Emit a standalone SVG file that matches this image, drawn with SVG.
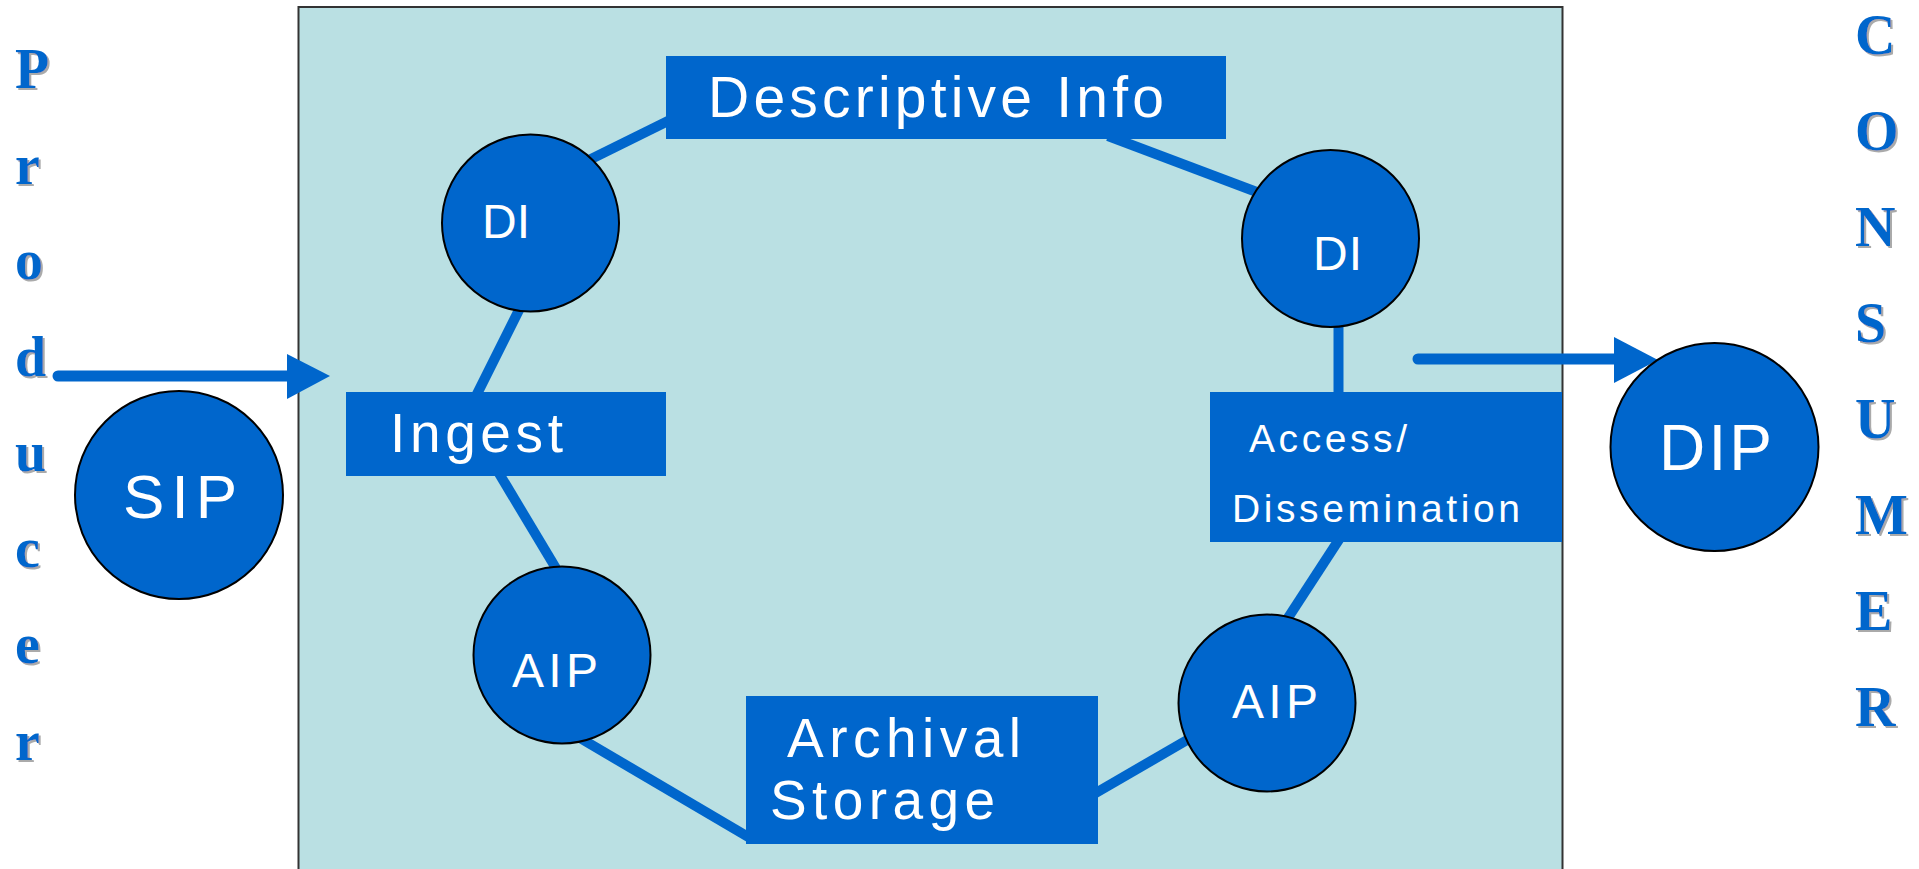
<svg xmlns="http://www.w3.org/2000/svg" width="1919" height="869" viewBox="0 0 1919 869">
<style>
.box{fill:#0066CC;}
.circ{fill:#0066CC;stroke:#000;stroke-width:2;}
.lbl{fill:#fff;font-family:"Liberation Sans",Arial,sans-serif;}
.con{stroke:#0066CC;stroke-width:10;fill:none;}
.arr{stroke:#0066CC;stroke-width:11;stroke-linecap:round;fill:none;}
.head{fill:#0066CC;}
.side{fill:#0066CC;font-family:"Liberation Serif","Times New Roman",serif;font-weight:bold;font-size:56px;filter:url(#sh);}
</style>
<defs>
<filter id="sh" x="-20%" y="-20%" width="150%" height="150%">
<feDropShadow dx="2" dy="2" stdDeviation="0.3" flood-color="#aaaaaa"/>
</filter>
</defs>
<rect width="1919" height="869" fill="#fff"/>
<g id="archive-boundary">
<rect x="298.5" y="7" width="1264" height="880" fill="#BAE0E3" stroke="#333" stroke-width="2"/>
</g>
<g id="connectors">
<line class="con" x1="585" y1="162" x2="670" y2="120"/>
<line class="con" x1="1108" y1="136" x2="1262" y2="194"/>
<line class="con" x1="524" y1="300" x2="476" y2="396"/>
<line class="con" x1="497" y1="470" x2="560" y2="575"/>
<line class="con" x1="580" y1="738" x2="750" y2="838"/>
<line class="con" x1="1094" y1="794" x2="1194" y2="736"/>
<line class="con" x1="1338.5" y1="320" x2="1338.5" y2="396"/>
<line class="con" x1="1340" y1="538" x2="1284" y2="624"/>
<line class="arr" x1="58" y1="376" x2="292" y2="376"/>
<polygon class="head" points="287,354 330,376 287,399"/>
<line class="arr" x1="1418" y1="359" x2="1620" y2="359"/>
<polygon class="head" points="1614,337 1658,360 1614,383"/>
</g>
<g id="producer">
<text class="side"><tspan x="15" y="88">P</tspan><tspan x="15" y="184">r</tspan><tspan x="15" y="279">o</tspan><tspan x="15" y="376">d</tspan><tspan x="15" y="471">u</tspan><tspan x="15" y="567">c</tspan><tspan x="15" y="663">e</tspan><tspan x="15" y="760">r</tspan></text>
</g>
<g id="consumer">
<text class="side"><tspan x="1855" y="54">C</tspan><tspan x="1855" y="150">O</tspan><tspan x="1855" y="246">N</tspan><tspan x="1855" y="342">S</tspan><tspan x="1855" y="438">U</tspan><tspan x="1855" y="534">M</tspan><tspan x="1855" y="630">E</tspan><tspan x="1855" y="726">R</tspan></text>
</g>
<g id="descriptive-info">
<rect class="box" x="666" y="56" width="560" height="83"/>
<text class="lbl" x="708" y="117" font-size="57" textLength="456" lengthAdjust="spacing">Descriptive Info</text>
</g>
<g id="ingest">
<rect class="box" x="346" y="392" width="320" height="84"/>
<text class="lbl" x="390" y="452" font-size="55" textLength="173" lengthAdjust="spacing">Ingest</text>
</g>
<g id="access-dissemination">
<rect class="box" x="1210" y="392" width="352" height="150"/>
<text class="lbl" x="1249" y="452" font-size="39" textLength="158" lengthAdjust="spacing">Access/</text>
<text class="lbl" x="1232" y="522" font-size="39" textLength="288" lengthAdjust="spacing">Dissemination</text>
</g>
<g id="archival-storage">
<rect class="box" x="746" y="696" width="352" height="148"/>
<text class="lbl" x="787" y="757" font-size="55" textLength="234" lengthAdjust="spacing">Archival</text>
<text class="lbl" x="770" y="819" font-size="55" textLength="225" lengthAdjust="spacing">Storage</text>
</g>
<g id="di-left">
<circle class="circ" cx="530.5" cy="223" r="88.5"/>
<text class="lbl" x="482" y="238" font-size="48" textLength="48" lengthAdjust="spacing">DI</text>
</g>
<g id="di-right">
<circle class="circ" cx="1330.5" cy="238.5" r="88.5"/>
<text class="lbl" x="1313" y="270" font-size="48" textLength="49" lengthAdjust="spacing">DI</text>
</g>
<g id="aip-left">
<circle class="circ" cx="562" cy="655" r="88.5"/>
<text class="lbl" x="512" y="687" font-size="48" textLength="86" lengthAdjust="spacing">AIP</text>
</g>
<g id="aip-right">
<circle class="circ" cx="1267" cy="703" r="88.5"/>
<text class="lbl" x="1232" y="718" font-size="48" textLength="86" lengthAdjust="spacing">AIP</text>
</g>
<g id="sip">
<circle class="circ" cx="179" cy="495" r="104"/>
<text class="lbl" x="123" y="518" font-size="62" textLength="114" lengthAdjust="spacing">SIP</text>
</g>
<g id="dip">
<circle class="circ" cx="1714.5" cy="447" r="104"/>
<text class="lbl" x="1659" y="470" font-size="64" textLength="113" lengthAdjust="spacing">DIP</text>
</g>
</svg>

◇ ◇ ◇ ◇ ◇

_Work to do_.
Exactly as written, return every line of the listing, but not the pictures.

_Result_.
Emit a standalone SVG file that matches this image, drawn with SVG.
<svg xmlns="http://www.w3.org/2000/svg" width="1919" height="869" viewBox="0 0 1919 869">
<style>
.box{fill:#0066CC;}
.circ{fill:#0066CC;stroke:#000;stroke-width:2;}
.lbl{fill:#fff;font-family:"Liberation Sans",Arial,sans-serif;}
.con{stroke:#0066CC;stroke-width:10;fill:none;}
.arr{stroke:#0066CC;stroke-width:11;stroke-linecap:round;fill:none;}
.head{fill:#0066CC;}
.side{fill:#0066CC;font-family:"Liberation Serif","Times New Roman",serif;font-weight:bold;font-size:56px;filter:url(#sh);}
</style>
<defs>
<filter id="sh" x="-20%" y="-20%" width="150%" height="150%">
<feDropShadow dx="2" dy="2" stdDeviation="0.3" flood-color="#aaaaaa"/>
</filter>
</defs>
<rect width="1919" height="869" fill="#fff"/>
<g id="archive-boundary">
<rect x="298.5" y="7" width="1264" height="880" fill="#BAE0E3" stroke="#333" stroke-width="2"/>
</g>
<g id="connectors">
<line class="con" x1="585" y1="162" x2="670" y2="120"/>
<line class="con" x1="1108" y1="136" x2="1262" y2="194"/>
<line class="con" x1="524" y1="300" x2="476" y2="396"/>
<line class="con" x1="497" y1="470" x2="560" y2="575"/>
<line class="con" x1="580" y1="738" x2="750" y2="838"/>
<line class="con" x1="1094" y1="794" x2="1194" y2="736"/>
<line class="con" x1="1338.5" y1="320" x2="1338.5" y2="396"/>
<line class="con" x1="1340" y1="538" x2="1284" y2="624"/>
<line class="arr" x1="58" y1="376" x2="292" y2="376"/>
<polygon class="head" points="287,354 330,376 287,399"/>
<line class="arr" x1="1418" y1="359" x2="1620" y2="359"/>
<polygon class="head" points="1614,337 1658,360 1614,383"/>
</g>
<g id="producer">
<text class="side"><tspan x="15" y="88">P</tspan><tspan x="15" y="184">r</tspan><tspan x="15" y="279">o</tspan><tspan x="15" y="376">d</tspan><tspan x="15" y="471">u</tspan><tspan x="15" y="567">c</tspan><tspan x="15" y="663">e</tspan><tspan x="15" y="760">r</tspan></text>
</g>
<g id="consumer">
<text class="side"><tspan x="1855" y="54">C</tspan><tspan x="1855" y="150">O</tspan><tspan x="1855" y="246">N</tspan><tspan x="1855" y="342">S</tspan><tspan x="1855" y="438">U</tspan><tspan x="1855" y="534">M</tspan><tspan x="1855" y="630">E</tspan><tspan x="1855" y="726">R</tspan></text>
</g>
<g id="descriptive-info">
<rect class="box" x="666" y="56" width="560" height="83"/>
<text class="lbl" x="708" y="117" font-size="57" textLength="456" lengthAdjust="spacing">Descriptive Info</text>
</g>
<g id="ingest">
<rect class="box" x="346" y="392" width="320" height="84"/>
<text class="lbl" x="390" y="452" font-size="55" textLength="173" lengthAdjust="spacing">Ingest</text>
</g>
<g id="access-dissemination">
<rect class="box" x="1210" y="392" width="352" height="150"/>
<text class="lbl" x="1249" y="452" font-size="39" textLength="158" lengthAdjust="spacing">Access/</text>
<text class="lbl" x="1232" y="522" font-size="39" textLength="288" lengthAdjust="spacing">Dissemination</text>
</g>
<g id="archival-storage">
<rect class="box" x="746" y="696" width="352" height="148"/>
<text class="lbl" x="787" y="757" font-size="55" textLength="234" lengthAdjust="spacing">Archival</text>
<text class="lbl" x="770" y="819" font-size="55" textLength="225" lengthAdjust="spacing">Storage</text>
</g>
<g id="di-left">
<circle class="circ" cx="530.5" cy="223" r="88.5"/>
<text class="lbl" x="482" y="238" font-size="48" textLength="48" lengthAdjust="spacing">DI</text>
</g>
<g id="di-right">
<circle class="circ" cx="1330.5" cy="238.5" r="88.5"/>
<text class="lbl" x="1313" y="270" font-size="48" textLength="49" lengthAdjust="spacing">DI</text>
</g>
<g id="aip-left">
<circle class="circ" cx="562" cy="655" r="88.5"/>
<text class="lbl" x="512" y="687" font-size="48" textLength="86" lengthAdjust="spacing">AIP</text>
</g>
<g id="aip-right">
<circle class="circ" cx="1267" cy="703" r="88.5"/>
<text class="lbl" x="1232" y="718" font-size="48" textLength="86" lengthAdjust="spacing">AIP</text>
</g>
<g id="sip">
<circle class="circ" cx="179" cy="495" r="104"/>
<text class="lbl" x="123" y="518" font-size="62" textLength="114" lengthAdjust="spacing">SIP</text>
</g>
<g id="dip">
<circle class="circ" cx="1714.5" cy="447" r="104"/>
<text class="lbl" x="1659" y="470" font-size="64" textLength="113" lengthAdjust="spacing">DIP</text>
</g>
</svg>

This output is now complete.